The USNS Comfort visited ports in Belize, Guatemala, Panama, El Salvador, Nicaragua, Colombia, Ecuador, Peru, Antigua, Port of Spain, Trinidad and Tobago, Guiana, Surinam and Haiti, and provided medical treatment in dentistry, dermatology, internal medicine, optometry and pediatrics at each one for five days.

Huge crowds and long lines were already formed every morning when the medical team went ashore to perform its mission, beginning with a screening of each potential patient.

"We treated anything that didn't require follow-up," Colonel Truesdell said. "For example, if a person had high blood pressure, then we would refer them to the host nation's medical liaison."

She explained that a patient would be taken aboard the ship for minor surgery only if the surgery could be performed and the patient returned safely to shore before the ship's departure.

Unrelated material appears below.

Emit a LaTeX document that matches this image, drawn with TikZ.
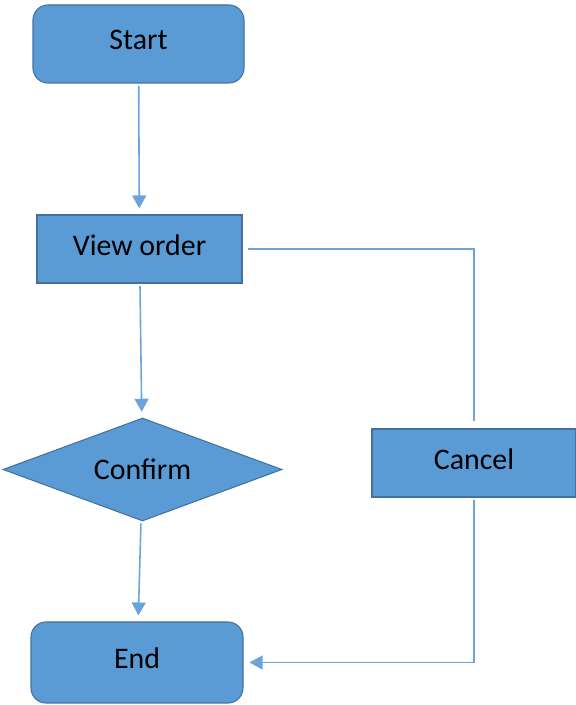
\documentclass[tikz,border=0pt]{standalone}
\usepackage{fontspec}
\setmainfont{Carlito}
\usepackage{tikz}
\usetikzlibrary{shapes,arrows,arrows.meta,positioning}

\definecolor{boxfill}{HTML}{5B9BD5}
\definecolor{boxline}{HTML}{41719C}
\definecolor{flowline}{HTML}{6AA4DA}

\begin{document}
\begin{tikzpicture}
			\tikzstyle{Box}		= [rectangle, draw=boxline, fill=boxfill, line width=0.6pt, inner sep=0pt, text depth=0.16cm, font=\fontsize{17}{20}\selectfont]
			\tikzstyle{Terminal}	= [Box, rounded corners=0.3cm]
			\tikzstyle{Decision}	= [diamond, aspect=2.7, draw=boxline, fill=boxfill, line width=0.6pt, inner sep=0pt, font=\fontsize{17}{20}\selectfont]
			\tikzstyle{Flow}	= [flowline, line width=0.9pt, -{Triangle[width=0.28cm,length=0.26cm]}, shorten <=0.05cm, shorten >=0.12cm]
			\tikzstyle{Link}	= [flowline, line width=0.9pt, shorten <=0.1cm, shorten >=0.14cm]

			\useasboundingbox (0,0) rectangle (11.52,14.1);

			\node (start) at (2.77, 13.22) [Terminal, minimum width=4.22cm, minimum height=1.56cm] {Start};
			\node (view) at (2.79, 9.12) [Box, minimum width=4.1cm, minimum height=1.36cm] {View order};
			\node (confirm) at (2.85, 4.71) [Decision, minimum width=5.58cm, minimum height=2.06cm] {Confirm};
			\node (cancel) at (9.48, 4.84) [Box, minimum width=4.08cm, minimum height=1.36cm] {Cancel};
			\node (end) at (2.74, 0.85) [Terminal, minimum width=4.24cm, minimum height=1.62cm] {End};

			\draw (start) to (view) [Flow];
			\draw (view) to (confirm) [Flow];
			\draw (confirm) to (end) [Flow];
			\draw (view.east) -- (view.east -| cancel) -- (cancel.north) [Link];
			\draw (cancel.south) |- (end.east) [Flow];
		\end{tikzpicture}
\end{document}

As part of the medical contingent, Colonel Truesdell said she herself treated approximately 2,500 patients. She added that the patients included all age groups, the oldest in their 90s.

In one country, according to Colonel Truesdell, a crowd forced its way through a gate to gain access to the medical team, but local authorities soon were able to restore order.
"The countries I'd go back to were Haiti and Ecuador," Colonel Truesdell said. "They have the most need."

Situations varied from country to country. In some ports the screening and treatment area was some distance from the dock, which required a period of travel in addition to long and intense duty days. Back onboard the ship, there was more travel by foot.

"There were 120 steps between the living area and the work area," said Colonel Truesdell, who noted that there were of six to eight officers and 85-100 enlisted personnel, every one of whom slept on bunk beds, and none of the sleeping areas had portholes. "We had to go upside to get our Vitamin D," she continued.

Colonel Truesdell's duties didn't end at the shoreline. She also handled sick call and served as a member of the medical response team.

"One young civilian nurse got her hand pinched between the boats while in transport from ship to shore," Colonel Truesdell related. "She lost two fingertips and had to undergo emergency surgery. Thanks to an Air Force occupational therapist ... she was rehabilitated to better than 90 percent before she left."

Back home in Texas, Colonel Truesdell practices her profession at the Georgetown Minute Clinic. She said she is one of few family nurse practitioners in the National Guard and noted that, of the 60 Air Force personnel on the deployment, four others belonged to the Texas Air National Guard.

"We melded together," she said of her relationship with the other ANG nurses. "At the end of the day, you visit with your friends."

Colonel Truesdell said the deployment gave each medical member an opportunity to grow in their knowledge of health care outside the United States. More importantly, it sent a strong message of compassion and caring to people in Latin American and the Caribbean.

"I may not see all the medical effects," said Colonel Truesdell. "But I can see the long-lasting impression that Americans are good and can provide quality, professional care."